Viernes Santo ‘de limonada’
Otra semana que me dejo llevar por los recuerdos. Escribo en la tarde del Jueves Santo, justo cuando la Iglesia Católica celebra el “día del ... amor fraterno”, de ahí que me vaya a ahorrar críticas, por ejemplo, a este Gobierno, que bien podría denominarse “tres en uno”: los de Sánchez, los de Podemos y los de Yolanda Díaz.
Pero eso queda para otro momento. Y escribo justo a la hora en la que, en mi pueblo y durante mi infancia, se celebraba la Misa vespertina y la ceremonia del lavado de pies. Era el último acto al que se convocaba a los fieles tocando las campanas. Al terminar quedaba expuesto el Santísimo en lo que se llamaba “el Monumento”, que se encontraba en uno de los altares laterales de la iglesia; recuerdo que se organizaban turnos para que siempre hubiese alguien rezando.
Por la noche llegaba la “hora santa”, con uno de los sermones más solemnes, impartido por el predicador que hubiese venido especialmente a oficiar todos los actos litúrgicos de la Semana Santa. Los monaguillos convocábamos a los fieles recorriendo las calles, haciendo sonar las carracas y al grito de “a la hora santa”. Después se imponía el recogimiento, porque había que madrugar al día siguiente.

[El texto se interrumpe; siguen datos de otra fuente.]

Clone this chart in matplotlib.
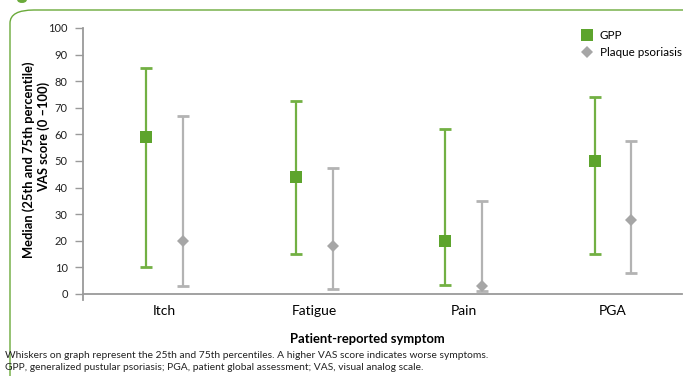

El Viernes Santo comenzaba con el Vía Crucis. La verdad es que costaba levantarse. Los monaguillos teníamos que hacerlo antes que los demás porque debíamos salir con las carracas otra vez para recordar a los fieles que había llegado el momento de acudir a la iglesia y, desde allí, recorrer las calles del pueblo haciendo las correspondientes estaciones de penitencia.
Generalmente no hacía frío, sino mucho frío. Al terminar, tocaba desayuno fuerte para entrar en calor. Estaba permitido, a pesar del ayuno (ese día ayunaban hasta los judíos, según rezaba el dicho popular) una comida fuerte a base de potaje de vigilia y un segundo plato de bacalao.
A esa hora, la del almuerzo, era habitual que madres y abuelas, convertidas en guardianas de la ortodoxia y de la tradición, nos insistieran en que comiésemos todo lo que quisiéramos en ese momento, porque luego había que ayunar. Del chorizo y otras viandas que llevasen carne, mejor ni hablar durante esa jornada.
A media tarde estaban los oficios del Viernes Santo y, al caer la noche, la procesión del Santo Entierro y la Virgen de la Soledad. El silencio sobrecogía.
Y, después, llegaba el momento lúdico del día: el Ayuntamiento invitaba a limonada y, dependiendo de los años, también caía algún dulce típico de esas fechas, como las rosquillas.
Recuerdo que los bares estaban cerrados a cal y canto, por lo que era prácticamente el único momento de consumo de alcohol, junto al almuerzo de toda la jornada. Lo normal era que a esas horas los estómagos estuviesen vacíos, por lo que el alcohol de la limonada se subía con mucha rapidez y el recogimiento predominante durante todo el día terminaba, generalmente, en “desparrame”. Tiempos que no volverán.